Some final thoughts…

If you’re working well together as a team, code reviews should bring up minor issues, rather than major issues – sensible standups help you avoid nasty surprises like big architectural decisions gone awry, and general agreement and team buy-in about what constitutes good work gives everyone a standard to work towards.

Most teams have someone who can help resolve ‘tie-breaks’ where the “right way” comes down to a judgement call – whether that’s the Technical Lead on the project, or, if they’re one of the disagreeing parties, a senior dev from another team. Simply the process of explaining it to a third party is often enough to make the right way forward clear to all involved.

Split up code to code review in chunks that are logically useful, rather than that necessarily correspond to certain tickets or commits to the source repository. If your code review tool takes git commits, judicious use of temporary branches, cherry-picking, rebasing, and the path separator (eg: git diff master..mybranch -- foo.txt bar/ lib/foo.pm) can be helpful.

In Summary

Code reviews are a great way of keeping code quality high, intra-team mentoring, and making sure everyone in the is familiar with the wider codebase. Key points:

  • Have a time of day when code reviews are everyone’s top priority
  • When you consider the collateral benefits, getting code reviewed as widely as possible in the team makes a lot of sense
  • Use a review tool. Really.
  • Decide and document as a team what’s important to review
  • Recognize that code reviews can be drama flashpoints, and plan around that as a team
  • Split code in to the most useful chunks for review, rather than being beholden to your SCM or issue-tracking tool

By Peter

I'm a CTO, Consultant, Founder, Student, Open-Source Developer, and soon-to-be husband. Somewhere I find time to write this blog.

8 comments

  1. I really do like code reviews. I never thought of code review tools though. They seem really interesting to me. At my current place of work we do not do code reviews. However, I try to put lots of notes, and marks in my code for when the next person comes in. Tags like SMELL, NOTE, and REVIEW are all very common for me. They’ve also helped other developers see what I’m trying to do.

  2. The quote “if someone can’t explain their decision to the rest of the team – regardless of the technical ability of the other team members – it’s often a good sign that they’re clinging to a decision they made from an emotional rather than a professional perspective” — perpetuates a common myth, namely that emotional thinking is not professional. I’d urge you to read a short little book called “How We Decide”. It might change your thinking on this.

    Modern neuroscience suggests that often emotional reactions are pattern-based judgements from years of experience where we know something is a good or bad idea but can’t codify the reason. It turns out that in experienced experts, these judgements can be *better* than well-articulated ones.

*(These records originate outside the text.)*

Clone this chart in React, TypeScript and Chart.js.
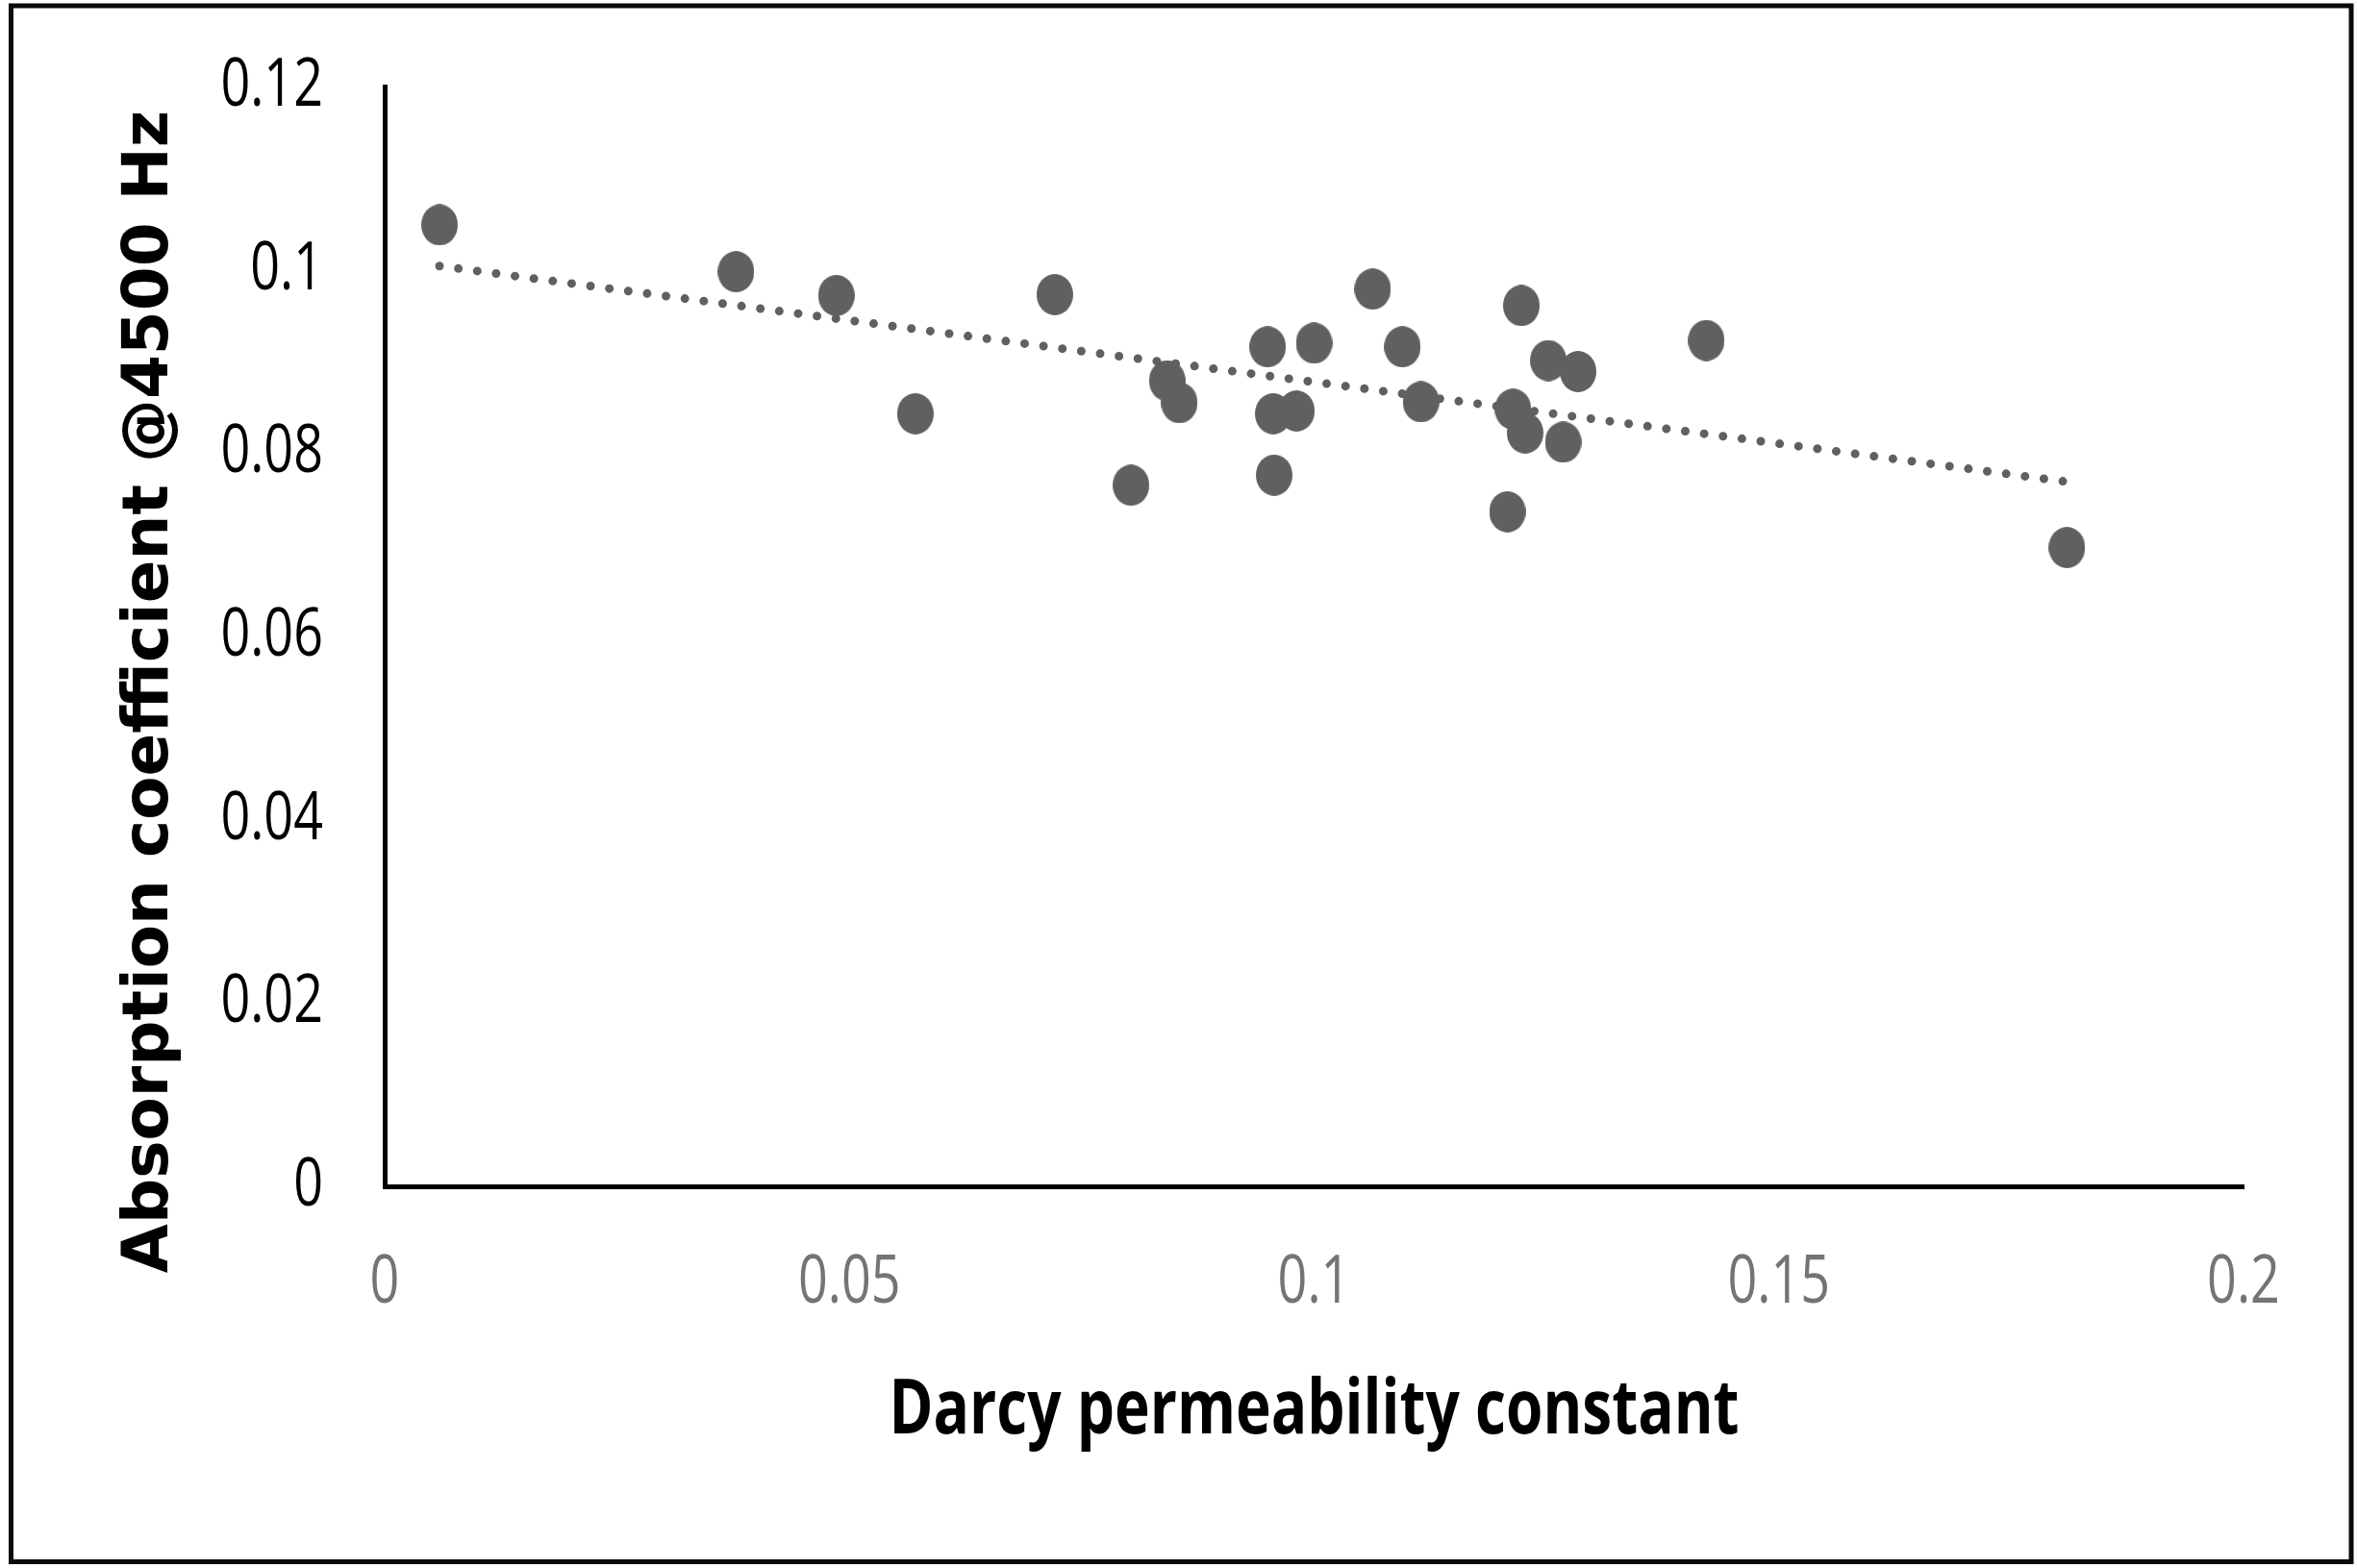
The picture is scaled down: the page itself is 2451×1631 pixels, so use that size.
import React, { useEffect, useRef } from "react";
import { Chart, registerables } from "chart.js";

Chart.register(...registerables);

// ---- data ----
const permeability = [
  0.0059, 0.0378, 0.0486, 0.0571, 0.0721, 0.0803, 0.0842, 0.0855, 0.095, 0.0956,
  0.0957, 0.0981, 0.1, 0.1063, 0.1095, 0.1115, 0.1208, 0.1214, 0.1223, 0.1227,
  0.1252, 0.1268, 0.1284, 0.1422, 0.181,
];
const absorption = [
  0.1049, 0.0998, 0.0972, 0.0843, 0.0973, 0.0765, 0.0879, 0.0855, 0.0916, 0.0843,
  0.0776, 0.0846, 0.092, 0.0979, 0.0916, 0.0856, 0.0736, 0.0848, 0.0961, 0.0822,
  0.0901, 0.0812, 0.0889, 0.0923, 0.0697,
];
const xTickValues = [0, 0.05, 0.1, 0.15, 0.2];
const yTickValues = [0, 0.02, 0.04, 0.06, 0.08, 0.1, 0.12];
const xTitle = "Darcy permeability constant";
const yTitle = "Absorption coefficient @4500 Hz";

// least-squares linear trendline
function linearTrend(xs: number[], ys: number[]) {
  const n = xs.length;
  const mx = xs.reduce((a, b) => a + b, 0) / n;
  const my = ys.reduce((a, b) => a + b, 0) / n;
  let sxy = 0;
  let sxx = 0;
  for (let i = 0; i < n; i++) {
    sxy += (xs[i] - mx) * (ys[i] - my);
    sxx += (xs[i] - mx) * (xs[i] - mx);
  }
  const slope = sxy / sxx;
  const icept = my - slope * mx;
  const x0 = Math.min(...xs);
  const x1 = Math.max(...xs);
  return [
    { x: x0, y: icept + slope * x0 },
    { x: x1, y: icept + slope * x1 },
  ];
}

function makeMarker(w: number, h: number, color: string) {
  const c = document.createElement("canvas");
  c.width = w;
  c.height = h;
  const g = c.getContext("2d")!;
  g.fillStyle = color;
  g.beginPath();
  g.ellipse(w / 2, h / 2, w / 2, h / 2, 0, 0, Math.PI * 2);
  g.fill();
  return c;
}

const W = 2451;
const H = 1631;
const TICK_FAMILY = "'Open Sans', 'Noto Sans', sans-serif";
const XTITLE_FAMILY = "'Open Sans', 'Noto Sans', sans-serif";
const XTITLE_SIZE = 78;
const XTITLE_WIDTH = 884;
const TICK_SQUEEZE = 0.77;

const framePlugin = {
  id: "frame",
  beforeDraw(chart: any) {
    const ctx = chart.ctx;
    ctx.save();
    ctx.fillStyle = "#ffffff";
    ctx.fillRect(0, 0, chart.width, chart.height);
    ctx.strokeStyle = "#0a0a0a";
    ctx.lineWidth = 5;
    ctx.strokeRect(11.5, 6, 2445 - 11.5, 1624.5 - 6);
    ctx.restore();
    // narrow the tick labels (the reference uses a condensed face)
    for (const id of ["x", "y"]) {
      const scale = chart.scales[id];
      const items = scale.getLabelItems(chart.chartArea);
      for (const it of items) {
        ctx.save();
        ctx.font = it.font.string;
        const w = ctx.measureText(String(it.label)).width;
        ctx.restore();
        it.options.maxWidth = w * TICK_SQUEEZE;
      }
    }
    // narrow the x-axis title in the same way: its maxWidth is the scale width
    const xs = chart.scales.x;
    if (!xs.__narrowTitle) {
      xs.__narrowTitle = true;
      const orig = xs.drawTitle;
      xs.drawTitle = function () {
        const l = this.left;
        const r = this.right;
        const c = (l + r) / 2;
        this.left = c - XTITLE_WIDTH / 2;
        this.right = c + XTITLE_WIDTH / 2;
        try {
          orig.call(this);
        } finally {
          this.left = l;
          this.right = r;
        }
      };
    }
  },
};

export default function App() {
  const ref = useRef<HTMLCanvasElement | null>(null);

  useEffect(() => {
    if (!ref.current) return;
    const points = permeability.map((x, i) => ({ x, y: absorption[i] }));
    const marker = makeMarker(38, 43, "#606060");
    const chart = new Chart(ref.current, {
      type: "scatter",
      data: {
        datasets: [
          {
            type: "line",
            data: linearTrend(permeability, absorption),
            borderColor: "#606060",
            borderWidth: 9,
            borderDash: [0, 19.8],
            borderCapStyle: "round",
            pointRadius: 0,
            fill: false,
            order: 0,
          } as any,
          {
            data: points,
            pointStyle: marker as any,
            pointRadius: 20,
            backgroundColor: "#606060",
            borderWidth: 0,
            order: 1,
          },
        ],
      },
      options: {
        responsive: false,
        animation: false,
        devicePixelRatio: 1,
        layout: { padding: { left: 0, right: W - 2333, top: 90, bottom: 0 } },
        plugins: { legend: { display: false }, tooltip: { enabled: false } },
        scales: {
          x: {
            type: "linear",
            min: 0,
            max: 0.2,
            afterBuildTicks: (s: any) => {
              s.ticks = xTickValues.map((v) => ({ value: v }));
            },
            afterFit: (s: any) => {
              s.height = H - 1234;
              s.paddingLeft = 0;
              s.paddingRight = 0;
            },
            grid: { display: false, drawTicks: false },
            border: { display: true, color: "#000000", width: 5 },
            ticks: {
              color: "#747474",
              padding: 59,
              maxRotation: 0,
              font: { family: TICK_FAMILY, size: 70, weight: "normal" },
              callback: (v: any) => String(v),
            },
            title: {
              display: true,
              text: xTitle,
              color: "#000000",
              font: { family: XTITLE_FAMILY, size: XTITLE_SIZE, weight: "bold" },
              padding: { top: 0, bottom: 162 - (XTITLE_SIZE * 1.2) / 2 },
            },
          },
          y: {
            type: "linear",
            min: 0,
            max: 0.12,
            afterBuildTicks: (s: any) => {
              s.ticks = yTickValues.map((v) => ({ value: v }));
            },
            afterFit: (s: any) => {
              s.width = 400;
              s.paddingTop = 0;
              s.paddingBottom = 0;
            },
            grid: { display: false, drawTicks: false },
            border: { display: true, color: "#000000", width: 5 },
            ticks: {
              color: "#000000",
              padding: 64,
              font: { family: TICK_FAMILY, size: 70, weight: "normal" },
              callback: (v: any) => String(v),
            },
            title: {
              display: true,
              text: yTitle + "     ",
              color: "#000000",
              font: { family: "'DejaVu Sans', sans-serif", size: 66, weight: "bold" },
              padding: { top: 117, bottom: 0 },
            },
          },
        },
      },
      plugins: [framePlugin],
    });
    return () => chart.destroy();
  }, []);

  return (
    <div style={{ position: "absolute", left: 0, top: 0, width: W, height: H, background: "#fff" }}>
      <canvas ref={ref} width={W} height={H} style={{ display: "block", width: W, height: H }} />
    </div>
  );
}
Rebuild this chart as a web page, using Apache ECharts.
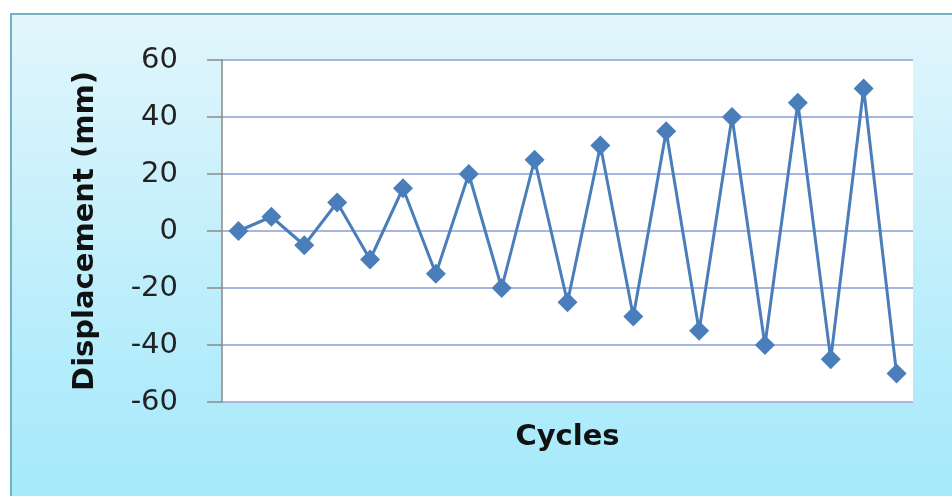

    Anyway, I’d suggest both reading the book, and keeping in mind that an emotional response from an experienced team member can be worth exploring to find out what the relevant experience is, and whether that experience is important to you.

  3. Great post!

    Have a time of day when code reviews are everyone’s top priority

    +100. Important to make this a habit like the Daily Standup

    Use a review tool. Really.

    Curious how you use a tool to review code. Just annotations for code? How does this work. We use Tags like HACK, TODO, ASK and REVIEW but not a tool…

    1. Mostly we’re using code annotations, but this allows us to have threaded conversations, open issues inline, and so on. There’s room for further discussion on the piece as a whole, too. We’ll usually discuss the architectural approach of what we’re doing before we’re implementing it, so it’s rare that we’ll have something huge come up.

  4. I work developing small-scale software projects. I’ve been developing software for nearly 12 years and I can tell you that I don’t agree with code reviews. At the end of the day your code either works or it doesn’t – it’s a boolean perspective.

    I personally have no interest in having someone scrutinize the hell out of what I’m doing. I would rather more INFORMALLY discuss my code with someone and then get feedback on functionality, coding protocol, etc.

    But to have someone literally read over and judge my code is not a collaboration in which I would EVER welcome.

    I’m an authority in the area in which I specialize. I am continuously learning so for me, if I am going to improve as a Software Developer, it will be through reading online and offline materials, or having informal conversations with other developers about code – it won’t come from a code review.

    1. “At the end of the day your code either works or it doesn’t – it’s a boolean perspective.”

      Firstly, it’s not *your* code. It’s the team’s code. So it makes sense for the team to have a say in how it’s written.

      And secondly, whilst it’s obviously nice if your code works there are other things that you should also be taking into account. Primarily, how easy to understand is your code?

      Code reviews are about ensuring that code is written in a way that the whole team are happy to put their name on. If that seems onerous to you, then I’m just glad you’re not on my team.

  5. Heh. I think Brice might be the “drama flashpoint” this article is talks about.

  6. It’s interesting that brice’s view of a code review includes the word Judge. If you don’t like the idea of a formal code review you can make them more informal – its your call!

    It’s also interesting that Brice doesn’t seem to see any benefit in letting others ask about his code – if I were in the presence of an authority, I’d certainly enjoy being able to ask directly why things were done a certain way.

    And, as one of the more senior devs in my team, I still enjoy code reviews _because_ of the questions that people ask me. I’m often stumped for an answer when a junior asks ‘why have you done A not B’ or ‘What about C?’ I’m often presented with new ideas and I’ve never has a code review where I have wanted make no changes to my code afterwards!

    My advice to Brice is

    1) Don’t assume the reviews are all about you. Everyone will gain from them.

    2) turn your informal chats into a more regular thing – it sounds like you’re doing code reviews already in all but name and regular scheduling!

    3) Don’t (like I did for a few years) assume that people with less experience can’t teach you anything.